— WORK TO COMPLETE —
Set the listing down again exactly, please, apart from its pictures.

— DATA BLOCK —
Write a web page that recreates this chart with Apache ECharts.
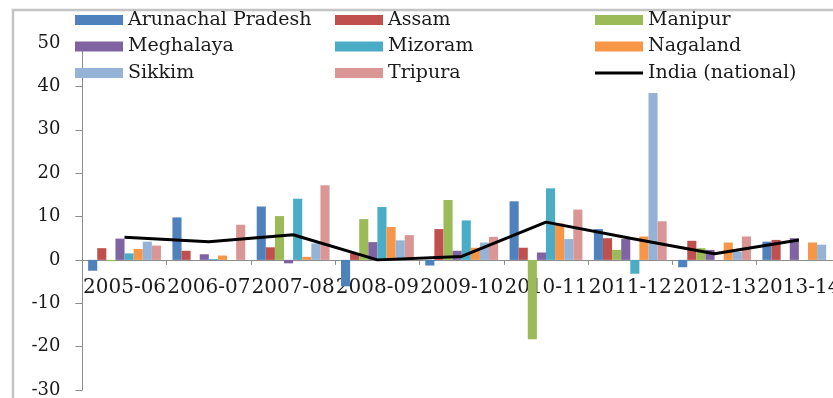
<!DOCTYPE html>
<html>
<head>
<meta charset="utf-8">
<script src="https://cdn.jsdelivr.net/npm/echarts@6/dist/echarts.min.js"></script>
<style>html,body{margin:0;padding:0;background:#fff;}#c{width:833px;height:398px;}</style>
</head>
<body>
<div id="c"></div>
<script>
var categories = ['2005-06','2006-07','2007-08','2008-09','2009-10','2010-11','2011-12','2012-13','2013-14'];
var arunachal = [-2.5, 9.8, 12.3, -6.1, -1.3, 13.5, 7.1, -1.7, 4.2];
var assam     = [2.7, 2.1, 2.9, 1.5, 7.1, 2.8, 5.0, 4.4, 4.6];
var manipur   = [-0.3, 0, 10.1, 9.4, 13.8, -18.3, 2.3, 2.7, 0];
var meghalaya = [4.9, 1.3, -0.8, 4.1, 2.1, 1.7, 4.8, 2.3, 5.0];
var mizoram   = [1.5, 0.2, 14.1, 12.2, 9.1, 16.5, -3.2, 0, 0];
var nagaland  = [2.5, 1.0, 0.7, 7.6, 2.8, 8.4, 5.4, 4.0, 4.0];
var sikkim    = [4.2, 0, 3.8, 4.5, 4.0, 4.8, 38.5, 1.9, 3.5];
var tripura   = [3.3, 8.1, 17.2, 5.7, 5.3, 11.6, 8.9, 5.4, null];
var india     = [5.2, 4.2, 5.8, 0.0, 0.8, 8.7, 5.0, 1.4, 4.6];
var yTicks = {min: -30, max: 50, interval: 10};

var names = ['Arunachal Pradesh','Assam','Manipur','Meghalaya','Mizoram','Nagaland','Sikkim','Tripura'];
var colors = ['#4F81BD','#C0504D','#9BBB59','#8064A2','#4BACC6','#F79646','#95B3D7','#DA9694'];
var values = [arunachal, assam, manipur, meghalaya, mizoram, nagaland, sikkim, tripura];

var FONT = 'DejaVu Serif';
var GRID_TOP = 43, GRID_H = 347;
// pixel distance from grid bottom up to the zero line
var zeroOffset = GRID_H * (0 - yTicks.min) / (yTicks.max - yTicks.min);

var series = names.map(function(n, i){
  return {name: n, type: 'bar', data: values[i], barGap: '0%', barCategoryGap: '13.6%',
    itemStyle: {color: colors[i]}, animation: false};
});
series.push({name: 'India (national)', type: 'line', data: india, symbol: 'none', showSymbol: false,
  lineStyle: {color: '#000', width: 3}, itemStyle: {color: '#000'}, z: 5, animation: false});

function legendCol(left, top, data, h){
  return {orient: 'vertical', left: left, top: top, padding: 0, itemGap: 6.5,
    itemWidth: 48, itemHeight: h || 10, icon: 'rect', data: data,
    textStyle: {fontFamily: FONT, fontSize: 19, lineHeight: 20, color: '#1a1a1a'},
    selectedMode: false};
}

var chart = echarts.init(document.getElementById('c'), null, {renderer: 'canvas'});
chart.setOption({
  animation: false,
  graphic: [{type: 'rect', shape: {x: 13, y: 10, width: 840, height: 420},
    style: {fill: 'none', stroke: '#c4c4c4', lineWidth: 2.5}, silent: true}],
  legend: [
    legendCol(75, 10, ['Arunachal Pradesh','Meghalaya','Sikkim']),
    legendCol(335, 10, ['Assam','Mizoram','Tripura']),
    legendCol(595, 10, ['Manipur','Nagaland']),
    legendCol(595, 63, ['India (national)'], 3)
  ],
  grid: {left: 82.4, top: GRID_TOP, width: 758.6, height: GRID_H, containLabel: false, outerBoundsMode: 'none'},
  xAxis: {type: 'category', data: categories, position: 'bottom', offset: -zeroOffset,
    axisLine: {onZero: false, lineStyle: {color: '#8c8c8c', width: 1}},
    axisTick: {show: true, alignWithLabel: false, length: 5, lineStyle: {color: '#8c8c8c'}},
    axisLabel: {interval: 0, margin: 18, fontFamily: FONT, fontSize: 20, color: '#1a1a1a', hideOverlap: false},
    splitLine: {show: false}},
  yAxis: {type: 'value', min: yTicks.min, max: yTicks.max, interval: yTicks.interval,
    axisLine: {show: true, lineStyle: {color: '#8c8c8c', width: 1}},
    axisTick: {show: true, length: 7, lineStyle: {color: '#8c8c8c'}},
    axisLabel: {margin: 22, fontFamily: FONT, fontSize: 18, color: '#1a1a1a'},
    splitLine: {show: false}},
  series: series
});
</script>
</body>
</html>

— FINAL RESULT —
Write a web page that recreates this chart with Apache ECharts.
<!DOCTYPE html>
<html>
<head>
<meta charset="utf-8">
<script src="https://cdn.jsdelivr.net/npm/echarts@6/dist/echarts.min.js"></script>
<style>html,body{margin:0;padding:0;background:#fff;}#c{width:833px;height:398px;}</style>
</head>
<body>
<div id="c"></div>
<script>
var categories = ['2005-06','2006-07','2007-08','2008-09','2009-10','2010-11','2011-12','2012-13','2013-14'];
var arunachal = [-2.5, 9.8, 12.3, -6.1, -1.3, 13.5, 7.1, -1.7, 4.2];
var assam     = [2.7, 2.1, 2.9, 1.5, 7.1, 2.8, 5.0, 4.4, 4.6];
var manipur   = [-0.3, 0, 10.1, 9.4, 13.8, -18.3, 2.3, 2.7, 0];
var meghalaya = [4.9, 1.3, -0.8, 4.1, 2.1, 1.7, 4.8, 2.3, 5.0];
var mizoram   = [1.5, 0.2, 14.1, 12.2, 9.1, 16.5, -3.2, 0, 0];
var nagaland  = [2.5, 1.0, 0.7, 7.6, 2.8, 8.4, 5.4, 4.0, 4.0];
var sikkim    = [4.2, 0, 3.8, 4.5, 4.0, 4.8, 38.5, 1.9, 3.5];
var tripura   = [3.3, 8.1, 17.2, 5.7, 5.3, 11.6, 8.9, 5.4, null];
var india     = [5.2, 4.2, 5.8, 0.0, 0.8, 8.7, 5.0, 1.4, 4.6];
var yTicks = {min: -30, max: 50, interval: 10};

var names = ['Arunachal Pradesh','Assam','Manipur','Meghalaya','Mizoram','Nagaland','Sikkim','Tripura'];
var colors = ['#4F81BD','#C0504D','#9BBB59','#8064A2','#4BACC6','#F79646','#95B3D7','#DA9694'];
var values = [arunachal, assam, manipur, meghalaya, mizoram, nagaland, sikkim, tripura];

var FONT = 'DejaVu Serif';
var GRID_TOP = 43, GRID_H = 347;
// pixel distance from grid bottom up to the zero line
var zeroOffset = GRID_H * (0 - yTicks.min) / (yTicks.max - yTicks.min);

var series = names.map(function(n, i){
  return {name: n, type: 'bar', data: values[i], barGap: '0%', barCategoryGap: '13.6%',
    itemStyle: {color: colors[i]}, animation: false};
});
series.push({name: 'India (national)', type: 'line', data: india, symbol: 'none', showSymbol: false,
  lineStyle: {color: '#000', width: 3}, itemStyle: {color: '#000'}, z: 5, animation: false});

function legendCol(left, top, data, h){
  return {orient: 'vertical', left: left, top: top, padding: 0, itemGap: 6.5,
    itemWidth: 48, itemHeight: h || 10, icon: 'rect', data: data,
    textStyle: {fontFamily: FONT, fontSize: 19, lineHeight: 20, color: '#1a1a1a'},
    selectedMode: false};
}

var chart = echarts.init(document.getElementById('c'), null, {renderer: 'canvas'});
chart.setOption({
  animation: false,
  graphic: [{type: 'rect', shape: {x: 13, y: 10, width: 840, height: 420},
    style: {fill: 'none', stroke: '#c4c4c4', lineWidth: 2.5}, silent: true}],
  legend: [
    legendCol(75, 10, ['Arunachal Pradesh','Meghalaya','Sikkim']),
    legendCol(335, 10, ['Assam','Mizoram','Tripura']),
    legendCol(595, 10, ['Manipur','Nagaland']),
    legendCol(595, 63, ['India (national)'], 3)
  ],
  grid: {left: 82.4, top: GRID_TOP, width: 758.6, height: GRID_H, containLabel: false, outerBoundsMode: 'none'},
  xAxis: {type: 'category', data: categories, position: 'bottom', offset: -zeroOffset,
    axisLine: {onZero: false, lineStyle: {color: '#8c8c8c', width: 1}},
    axisTick: {show: true, alignWithLabel: false, length: 5, lineStyle: {color: '#8c8c8c'}},
    axisLabel: {interval: 0, margin: 18, fontFamily: FONT, fontSize: 20, color: '#1a1a1a', hideOverlap: false},
    splitLine: {show: false}},
  yAxis: {type: 'value', min: yTicks.min, max: yTicks.max, interval: yTicks.interval,
    axisLine: {show: true, lineStyle: {color: '#8c8c8c', width: 1}},
    axisTick: {show: true, length: 7, lineStyle: {color: '#8c8c8c'}},
    axisLabel: {margin: 22, fontFamily: FONT, fontSize: 18, color: '#1a1a1a'},
    splitLine: {show: false}},
  series: series
});
</script>
</body>
</html>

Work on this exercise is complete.